Images should be left out, and everything else in the listing reproduced exactly.

start MATERIAL

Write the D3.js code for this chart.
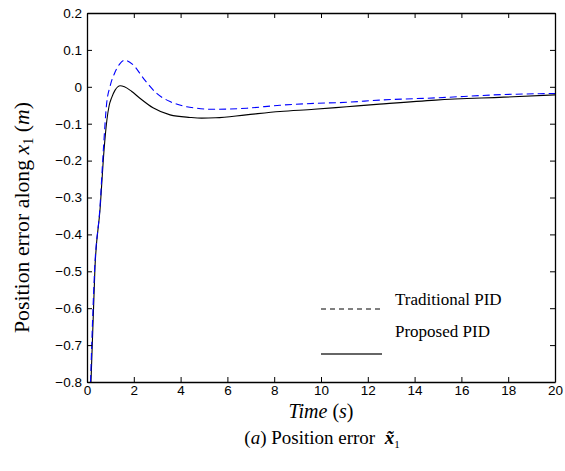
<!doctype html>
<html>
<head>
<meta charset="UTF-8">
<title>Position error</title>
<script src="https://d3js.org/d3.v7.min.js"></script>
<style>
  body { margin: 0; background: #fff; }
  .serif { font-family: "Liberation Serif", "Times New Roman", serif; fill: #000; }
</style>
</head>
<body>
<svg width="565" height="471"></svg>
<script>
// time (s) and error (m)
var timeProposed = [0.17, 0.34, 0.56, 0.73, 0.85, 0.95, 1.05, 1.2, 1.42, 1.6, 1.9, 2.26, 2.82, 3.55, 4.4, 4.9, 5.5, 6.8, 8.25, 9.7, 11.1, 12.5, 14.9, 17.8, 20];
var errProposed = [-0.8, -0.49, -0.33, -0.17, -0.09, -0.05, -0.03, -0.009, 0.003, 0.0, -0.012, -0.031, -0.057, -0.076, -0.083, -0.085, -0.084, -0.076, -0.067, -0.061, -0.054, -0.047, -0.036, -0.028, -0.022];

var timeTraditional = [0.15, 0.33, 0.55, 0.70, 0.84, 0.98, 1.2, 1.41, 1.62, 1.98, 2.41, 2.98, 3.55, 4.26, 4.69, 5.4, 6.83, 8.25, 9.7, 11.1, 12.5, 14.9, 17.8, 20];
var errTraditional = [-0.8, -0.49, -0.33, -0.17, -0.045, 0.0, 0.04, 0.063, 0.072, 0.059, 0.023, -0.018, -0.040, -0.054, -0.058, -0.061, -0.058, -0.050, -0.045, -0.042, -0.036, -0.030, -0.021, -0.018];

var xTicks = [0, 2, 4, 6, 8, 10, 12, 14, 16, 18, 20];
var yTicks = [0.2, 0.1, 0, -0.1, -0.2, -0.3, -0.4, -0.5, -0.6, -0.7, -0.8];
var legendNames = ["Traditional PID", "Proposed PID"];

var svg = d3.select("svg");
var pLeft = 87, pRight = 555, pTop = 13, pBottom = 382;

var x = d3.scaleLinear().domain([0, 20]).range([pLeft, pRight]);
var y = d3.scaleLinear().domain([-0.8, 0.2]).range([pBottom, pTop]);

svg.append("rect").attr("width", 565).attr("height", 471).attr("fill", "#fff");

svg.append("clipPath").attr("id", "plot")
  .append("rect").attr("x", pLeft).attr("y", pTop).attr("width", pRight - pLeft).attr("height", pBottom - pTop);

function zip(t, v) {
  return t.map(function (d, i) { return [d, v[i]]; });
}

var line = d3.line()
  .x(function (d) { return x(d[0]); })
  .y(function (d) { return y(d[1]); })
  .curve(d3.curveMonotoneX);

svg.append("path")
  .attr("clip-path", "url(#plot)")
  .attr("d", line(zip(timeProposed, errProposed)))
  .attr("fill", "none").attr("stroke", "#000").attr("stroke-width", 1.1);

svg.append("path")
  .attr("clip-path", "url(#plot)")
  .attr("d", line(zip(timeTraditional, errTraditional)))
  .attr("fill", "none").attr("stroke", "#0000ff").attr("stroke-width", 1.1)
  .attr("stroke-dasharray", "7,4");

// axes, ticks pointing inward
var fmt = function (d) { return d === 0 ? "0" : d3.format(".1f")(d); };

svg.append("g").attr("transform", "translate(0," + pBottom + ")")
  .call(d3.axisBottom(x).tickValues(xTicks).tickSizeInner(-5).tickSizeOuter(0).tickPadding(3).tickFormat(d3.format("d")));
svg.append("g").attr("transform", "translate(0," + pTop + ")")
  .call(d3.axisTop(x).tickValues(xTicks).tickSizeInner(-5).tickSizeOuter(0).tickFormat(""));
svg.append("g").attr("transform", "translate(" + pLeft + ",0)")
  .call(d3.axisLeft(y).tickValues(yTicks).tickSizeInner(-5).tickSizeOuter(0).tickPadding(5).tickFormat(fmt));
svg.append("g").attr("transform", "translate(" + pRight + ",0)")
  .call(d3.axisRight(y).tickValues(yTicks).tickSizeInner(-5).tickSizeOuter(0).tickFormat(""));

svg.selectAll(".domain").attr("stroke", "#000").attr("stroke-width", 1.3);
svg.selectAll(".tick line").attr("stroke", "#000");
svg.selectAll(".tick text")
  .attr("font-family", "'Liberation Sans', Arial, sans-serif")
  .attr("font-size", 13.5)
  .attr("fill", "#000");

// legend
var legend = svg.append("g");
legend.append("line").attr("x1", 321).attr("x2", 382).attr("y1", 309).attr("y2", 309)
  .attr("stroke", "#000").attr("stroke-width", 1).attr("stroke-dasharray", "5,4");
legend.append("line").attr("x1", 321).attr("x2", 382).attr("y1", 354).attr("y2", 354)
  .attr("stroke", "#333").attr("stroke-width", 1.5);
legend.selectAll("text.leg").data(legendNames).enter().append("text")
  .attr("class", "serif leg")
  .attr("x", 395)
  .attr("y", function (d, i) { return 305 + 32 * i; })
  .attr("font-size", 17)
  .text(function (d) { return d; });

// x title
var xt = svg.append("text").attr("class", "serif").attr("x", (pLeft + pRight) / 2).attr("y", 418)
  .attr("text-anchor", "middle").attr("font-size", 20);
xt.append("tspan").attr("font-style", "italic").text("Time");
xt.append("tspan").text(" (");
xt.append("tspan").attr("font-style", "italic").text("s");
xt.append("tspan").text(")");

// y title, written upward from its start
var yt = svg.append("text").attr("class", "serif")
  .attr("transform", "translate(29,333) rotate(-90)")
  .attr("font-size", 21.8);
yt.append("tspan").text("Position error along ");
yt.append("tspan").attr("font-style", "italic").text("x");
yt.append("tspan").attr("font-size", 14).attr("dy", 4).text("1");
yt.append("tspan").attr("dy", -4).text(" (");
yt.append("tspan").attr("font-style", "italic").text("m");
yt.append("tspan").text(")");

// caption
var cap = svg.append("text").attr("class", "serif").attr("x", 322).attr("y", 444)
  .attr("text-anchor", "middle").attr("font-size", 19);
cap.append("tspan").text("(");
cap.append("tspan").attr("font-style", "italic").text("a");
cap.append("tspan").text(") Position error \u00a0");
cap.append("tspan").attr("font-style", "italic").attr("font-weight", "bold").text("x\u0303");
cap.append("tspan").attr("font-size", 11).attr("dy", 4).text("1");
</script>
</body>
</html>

end MATERIAL

TASK RESPONSE:
Write the D3.js code for this chart.
<!doctype html>
<html>
<head>
<meta charset="UTF-8">
<title>Position error</title>
<script src="https://d3js.org/d3.v7.min.js"></script>
<style>
  body { margin: 0; background: #fff; }
  .serif { font-family: "Liberation Serif", "Times New Roman", serif; fill: #000; }
</style>
</head>
<body>
<svg width="565" height="471"></svg>
<script>
// time (s) and error (m)
var timeProposed = [0.17, 0.34, 0.56, 0.73, 0.85, 0.95, 1.05, 1.2, 1.42, 1.6, 1.9, 2.26, 2.82, 3.55, 4.4, 4.9, 5.5, 6.8, 8.25, 9.7, 11.1, 12.5, 14.9, 17.8, 20];
var errProposed = [-0.8, -0.49, -0.33, -0.17, -0.09, -0.05, -0.03, -0.009, 0.003, 0.0, -0.012, -0.031, -0.057, -0.076, -0.083, -0.085, -0.084, -0.076, -0.067, -0.061, -0.054, -0.047, -0.036, -0.028, -0.022];

var timeTraditional = [0.15, 0.33, 0.55, 0.70, 0.84, 0.98, 1.2, 1.41, 1.62, 1.98, 2.41, 2.98, 3.55, 4.26, 4.69, 5.4, 6.83, 8.25, 9.7, 11.1, 12.5, 14.9, 17.8, 20];
var errTraditional = [-0.8, -0.49, -0.33, -0.17, -0.045, 0.0, 0.04, 0.063, 0.072, 0.059, 0.023, -0.018, -0.040, -0.054, -0.058, -0.061, -0.058, -0.050, -0.045, -0.042, -0.036, -0.030, -0.021, -0.018];

var xTicks = [0, 2, 4, 6, 8, 10, 12, 14, 16, 18, 20];
var yTicks = [0.2, 0.1, 0, -0.1, -0.2, -0.3, -0.4, -0.5, -0.6, -0.7, -0.8];
var legendNames = ["Traditional PID", "Proposed PID"];

var svg = d3.select("svg");
var pLeft = 87, pRight = 555, pTop = 13, pBottom = 382;

var x = d3.scaleLinear().domain([0, 20]).range([pLeft, pRight]);
var y = d3.scaleLinear().domain([-0.8, 0.2]).range([pBottom, pTop]);

svg.append("rect").attr("width", 565).attr("height", 471).attr("fill", "#fff");

svg.append("clipPath").attr("id", "plot")
  .append("rect").attr("x", pLeft).attr("y", pTop).attr("width", pRight - pLeft).attr("height", pBottom - pTop);

function zip(t, v) {
  return t.map(function (d, i) { return [d, v[i]]; });
}

var line = d3.line()
  .x(function (d) { return x(d[0]); })
  .y(function (d) { return y(d[1]); })
  .curve(d3.curveMonotoneX);

svg.append("path")
  .attr("clip-path", "url(#plot)")
  .attr("d", line(zip(timeProposed, errProposed)))
  .attr("fill", "none").attr("stroke", "#000").attr("stroke-width", 1.1);

svg.append("path")
  .attr("clip-path", "url(#plot)")
  .attr("d", line(zip(timeTraditional, errTraditional)))
  .attr("fill", "none").attr("stroke", "#0000ff").attr("stroke-width", 1.1)
  .attr("stroke-dasharray", "7,4");

// axes, ticks pointing inward
var fmt = function (d) { return d === 0 ? "0" : d3.format(".1f")(d); };

svg.append("g").attr("transform", "translate(0," + pBottom + ")")
  .call(d3.axisBottom(x).tickValues(xTicks).tickSizeInner(-5).tickSizeOuter(0).tickPadding(3).tickFormat(d3.format("d")));
svg.append("g").attr("transform", "translate(0," + pTop + ")")
  .call(d3.axisTop(x).tickValues(xTicks).tickSizeInner(-5).tickSizeOuter(0).tickFormat(""));
svg.append("g").attr("transform", "translate(" + pLeft + ",0)")
  .call(d3.axisLeft(y).tickValues(yTicks).tickSizeInner(-5).tickSizeOuter(0).tickPadding(5).tickFormat(fmt));
svg.append("g").attr("transform", "translate(" + pRight + ",0)")
  .call(d3.axisRight(y).tickValues(yTicks).tickSizeInner(-5).tickSizeOuter(0).tickFormat(""));

svg.selectAll(".domain").attr("stroke", "#000").attr("stroke-width", 1.3);
svg.selectAll(".tick line").attr("stroke", "#000");
svg.selectAll(".tick text")
  .attr("font-family", "'Liberation Sans', Arial, sans-serif")
  .attr("font-size", 13.5)
  .attr("fill", "#000");

// legend
var legend = svg.append("g");
legend.append("line").attr("x1", 321).attr("x2", 382).attr("y1", 309).attr("y2", 309)
  .attr("stroke", "#000").attr("stroke-width", 1).attr("stroke-dasharray", "5,4");
legend.append("line").attr("x1", 321).attr("x2", 382).attr("y1", 354).attr("y2", 354)
  .attr("stroke", "#333").attr("stroke-width", 1.5);
legend.selectAll("text.leg").data(legendNames).enter().append("text")
  .attr("class", "serif leg")
  .attr("x", 395)
  .attr("y", function (d, i) { return 305 + 32 * i; })
  .attr("font-size", 17)
  .text(function (d) { return d; });

// x title
var xt = svg.append("text").attr("class", "serif").attr("x", (pLeft + pRight) / 2).attr("y", 418)
  .attr("text-anchor", "middle").attr("font-size", 20);
xt.append("tspan").attr("font-style", "italic").text("Time");
xt.append("tspan").text(" (");
xt.append("tspan").attr("font-style", "italic").text("s");
xt.append("tspan").text(")");

// y title, written upward from its start
var yt = svg.append("text").attr("class", "serif")
  .attr("transform", "translate(29,333) rotate(-90)")
  .attr("font-size", 21.8);
yt.append("tspan").text("Position error along ");
yt.append("tspan").attr("font-style", "italic").text("x");
yt.append("tspan").attr("font-size", 14).attr("dy", 4).text("1");
yt.append("tspan").attr("dy", -4).text(" (");
yt.append("tspan").attr("font-style", "italic").text("m");
yt.append("tspan").text(")");

// caption
var cap = svg.append("text").attr("class", "serif").attr("x", 322).attr("y", 444)
  .attr("text-anchor", "middle").attr("font-size", 19);
cap.append("tspan").text("(");
cap.append("tspan").attr("font-style", "italic").text("a");
cap.append("tspan").text(") Position error \u00a0");
cap.append("tspan").attr("font-style", "italic").attr("font-weight", "bold").text("x\u0303");
cap.append("tspan").attr("font-size", 11).attr("dy", 4).text("1");
</script>
</body>
</html>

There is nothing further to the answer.